Are there other forms available that will help ensure my health care decisions are known and followed?
Other forms that you may want to be aware of include: Authorization to Consent to Health Care for a Minor, Organ Donor Card, Portable Do Not Resuscitate (DNR) Orders, and Medical Orders for Scope of Treatment (MOST).
- An authorization to consent to health care for a minor is a legal document that allows parents with sole or joint legal custody of a minor (under 18) to authorize another adult to make certain health care decisions for their child or children in their absence. For more information, go to: www.ncleg.net/EnactedLegislation/Statutes/HTML/BySection/Chapter_32A/GS_32A-34.html.
- An Organ Donor Card is a document that allows you to donate your organs. You can become an organ donor by expressing your desire to donate in your will, by authorizing the NC Division of Motor Vehicles to put an organ donor symbol on your driver’s license or identification card, by completing an organ donor card or other document, or by authorizing that a statement or symbol be included on the NC Organ Donor Registry. You also may authorize an agent to make an anatomical gift of organs under a health care power of attorney. To make sure your wishes are honored, you should discuss organ donation with your family, friends, and health care providers so they know and can carry out your wishes. You can get an organ donor card from the North Carolina Department of the Secretary of State Advance Health Care Directive Registry at: www.secretary.state.nc.us/ahcdr.
- A Portable Do Not Resuscitate (DNR) Order is a medical order that can be followed by emergency medical responders or other health care providers that tells them not to attempt cardiopulmonary resuscitation (CPR) if your heart and breathing stop (cardiopulmonary arrest). Because it is portable, it can be followed in different settings (for example, in your home, in a nursing home, or in a hospital). Since a Portable DNR Order is a physician or medical order it must be signed by your physician (in NC, physician assistants and nurse practitioners also may issue these orders). It is effective when it is completed and signed by your physician (or physician assistant or nurse practitioner). It can be cancelled by destroying or writing “void” on the original form. Portable DNR Orders must be obtained from your physician. For more information, be sure to talk to your physician or other health care provider.
- A Medical Order for Scope of Treatment, called a MOST form, like a Portable DNR Order, is a medical order that can be followed in different settings such as in the home, nursing home, hospital, etc.

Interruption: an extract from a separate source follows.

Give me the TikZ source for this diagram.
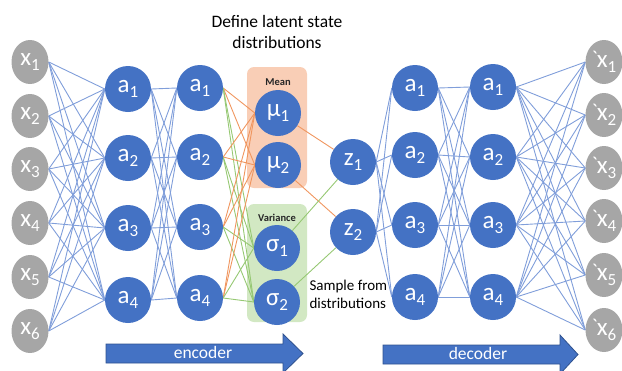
\documentclass[tikz,border=0pt]{standalone}
\usepackage{fontspec}
\setmainfont{Carlito}
\usetikzlibrary{shapes.geometric}
% plain font instance without TeX ligature mapping, for the grave accent
\font\gravefont="Carlito" at 21pt
\definecolor{nodeblue}{RGB}{68,114,196}
\definecolor{nodegrey}{RGB}{166,166,166}
\definecolor{wireblue}{RGB}{128,158,218}
\definecolor{wireorange}{RGB}{240,150,95}
\definecolor{wiregreen}{RGB}{150,200,115}
\definecolor{meanfill}{RGB}{249,206,182}
\definecolor{varfill}{RGB}{210,232,195}
\definecolor{arrowline}{RGB}{47,82,143}
\newcommand\nlab[2]{{\fontsize{25}{25}\selectfont #1\raisebox{-4.5pt}{\fontsize{17}{17}\selectfont #2}}}
\newcommand\glab[1]{\raisebox{2pt}{\gravefont\char96}\kern-1pt\nlab{x}{#1}}
\pgfdeclarelayer{boxes}
\pgfdeclarelayer{edges}
\pgfsetlayers{boxes,edges,main}
\tikzset{
  neuron/.style={circle,fill=nodeblue,draw=none,minimum size=46pt,inner sep=0pt,text=white},
  datum/.style={ellipse,fill=nodegrey,draw=none,minimum width=37pt,minimum height=44pt,inner sep=0pt,text=white},
  blueedge/.style={draw=wireblue,line width=0.9pt},
  orangeedge/.style={draw=wireorange,line width=0.9pt},
  greenedge/.style={draw=wiregreen,line width=0.9pt},
  groupbox/.style={rounded corners=7pt,draw=none,minimum width=60pt,inner sep=0pt},
  boxtitle/.style={font=\fontsize{10.5}{11}\selectfont\bfseries,text=black!85},
  flowarrow/.style={fill=nodeblue,draw=arrowline,line width=0.8pt},
  arrowtext/.style={text=white,font=\fontsize{17.5}{18}\selectfont}
}
\begin{document}
\begin{tikzpicture}[x=1pt,y=-1pt]
\useasboundingbox (0,0) rectangle (622,370);

% input and reconstructed data
\foreach \i/\yy in {1/62,2/116,3/169,4/223,5/277,6/331}{
  \node[datum] (x\i) at (30,\yy) {\nlab{x}{\i}};
}
\foreach \i/\yy in {1/62,2/115,3/168,4/221,5/275,6/330}{
  \node[datum] (y\i) at (604,\yy) {\glab{\i}};
}

% encoder hidden layers
\foreach \i/\yy in {1/89,2/158,3/228,4/300}{
  \node[neuron] (ea\i) at (128,\yy) {\nlab{a}{\i}};
}
\foreach \i/\yy in {1/88,2/157,3/227,4/298}{
  \node[neuron] (eb\i) at (200,\yy) {\nlab{a}{\i}};
}

% latent distribution parameters
\begin{pgfonlayer}{boxes}
  \node[groupbox,fill=meanfill,minimum height=121pt] (meanbox) at (277,127.5) {};
  \node[groupbox,fill=varfill,minimum height=118pt] (varbox) at (277,263) {};
\end{pgfonlayer}
\node[boxtitle] (meanlab) at (278,82) {Mean};
\node[boxtitle] (varlab) at (277,218) {Variance};
\node[neuron] (mu1) at (278,113) {\nlab{μ}{1}};
\node[neuron] (mu2) at (278,165) {\nlab{μ}{2}};
\node[neuron] (sg1) at (277,248) {\nlab{σ}{1}};
\node[neuron] (sg2) at (277,302) {\nlab{σ}{2}};

% sampled latent variables
\node[neuron] (z1) at (353,162) {\nlab{z}{1}};
\node[neuron] (z2) at (353,232) {\nlab{z}{2}};

% decoder hidden layers
\foreach \i/\yy in {1/88,2/155,3/225,4/297}{
  \node[neuron] (da\i) at (415,\yy) {\nlab{a}{\i}};
}
\foreach \i/\yy in {1/87,2/157,3/225,4/297}{
  \node[neuron] (db\i) at (493,\yy) {\nlab{a}{\i}};
}

% connections: every wire leaves on the right side and enters on the left side
\begin{pgfonlayer}{edges}
  \foreach \i in {1,...,6}{\foreach \j in {1,...,4}{\draw[blueedge] (x\i.east) -- (ea\j.west);}}
  \foreach \i in {1,...,4}{\foreach \j in {1,...,4}{\draw[blueedge] (ea\i.east) -- (eb\j.west);}}
  \foreach \i in {1,...,4}{
    \foreach \j in {1,2}{\draw[orangeedge] (eb\i.east) -- (mu\j.west);}
    \foreach \j in {1,2}{\draw[greenedge] (eb\i.east) -- (sg\j.west);}
  }
  \draw[orangeedge] (mu1) -- (z1);
  \draw[orangeedge] (mu2) -- (z2);
  \draw[greenedge] (sg1) -- (z1);
  \draw[greenedge] (sg2) -- (z2);
  \foreach \i in {1,2}{\foreach \j in {1,...,4}{\draw[blueedge] (z\i.east) -- (da\j.west);}}
  \foreach \i in {1,...,4}{\foreach \j in {1,...,4}{\draw[blueedge] (da\i.east) -- (db\j.west);}}
  \foreach \i in {1,...,4}{\foreach \j in {1,...,6}{\draw[blueedge] (db\i.east) -- (y\j.west);}}
\end{pgfonlayer}

% captions
\node[font=\fontsize{17.5}{21}\selectfont,align=center] (title) at (277,32) {Define latent state\\distributions};
\node[font=\fontsize{15}{18}\selectfont,align=left,anchor=west] (sample) at (306,294) {Sample from\\distributions};

% direction arrows
\path[flowarrow] (106,344) -- (283,344) -- (283,334) -- (303,353.5) -- (283,373) -- (283,363) -- (106,363) -- cycle;
\node[arrowtext] (enc) at (203,352) {encoder};
\path[flowarrow] (383,345) -- (560,345) -- (560,335) -- (578,354.5) -- (560,374) -- (560,364) -- (383,364) -- cycle;
\node[arrowtext] (dec) at (478,353) {decoder};
\end{tikzpicture}
\end{document}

A MOST form contains instructions for CPR and also addresses other end-of-life treatments that you may or may not want to receive. For example, a MOST can tell emergency medical responders and other health care providers what level of treatment you would like to receive, whether you would like to receive antibiotics, and artificial nutrition and hydration through tubes. While a MOST is a medical order that must be signed by your physician (or physician assistant or nurse practitioner), it also must be signed by you or, if you are not able to make or communicate your health care decisions, by someone who is legally recognized to speak for you. A MOST can be cancelled by destroying the original form or indicating on the form that it is void.